L'intérêt de ce mécanisme, c'est qu'il y aura toujours une pression forte sur la Grèce et que ses créanciers n'auront pas à enregistrer une perte de créance. Cela peut durer jusqu'à la fin des temps. Si la Grèce essaye de faire autre chose, on pourra alors lui refuser ces 10 milliards d'aides. Les Grecs auront donc en permanence cette épée de Damoclès au-dessus de leur tête.

Par ailleurs, l'une des particularités extrêmement fortes de l'accord, c'est qu'on a imposé à la Grèce de mettre tout ce qu'elle pouvait dans le fonds de privatisation de 50 milliards d'euros. Cela signifie que pratiquement tout ce qui est vendable en Grèce va être vendu : certaines îles, des sites touristiques et archéologiques, des ports, des aéroports, etc. On se retrouvera avec un pays pratiquement exsangue dans lequel on aura tout vendu à bas prix à des investisseurs étrangers. C'est une situation tout de même particulière pour un pays développé.

Si les dirigeants européens se sont largement félicités des avancées de cet accord, comme cela a souvent été le cas par le passé, mais sans résultats, est-il possible de considérer cette nouvelle mouture comme une "résolution" du dossier grec ? Quelles en sont les faiblesses réelles ? Peut-on être optimiste pour ce pays ?

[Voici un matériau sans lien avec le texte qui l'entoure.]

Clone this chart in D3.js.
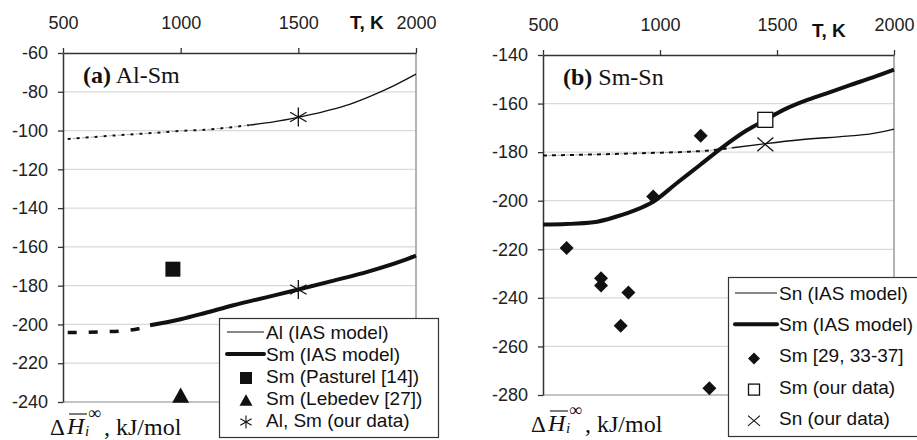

C'est un accord qui n'offre aucune perspective de redressement social et productif à la Grèce. La Grèce est un pays désormais extrêmement appauvri : beaucoup de gens sont dans la misère, le dynamisme économique est complètement mort. Ce plan va accentuer encore cette situation. On impose à un pays en difficulté de faire des politiques encore plus restrictives avec cet objectif de 3,5% d'excédent primaire. Le risque, c'est que cela va encore peser sur la croissance, ce qui signifiera encore moins de rentrées fiscales, donc nouvelle baisse des dépenses publiques, donc nouvelle chute du PIB. Il n'y aura pas de vaste plan Marshall pour aider la Grèce et développer son industrie et ses avantages comparatifs (agroalimentaire, énergies renouvelables, tourisme...). Tout cela n'est pas envisagé, et nous restons ici dans une optique purement comptable. On ne peut donc pas considérer que la Grèce est sortie d'affaire. Le risque ici est que la pauvreté s'étende dans le pays jusqu'à l'apparition de troubles sociaux et politiques.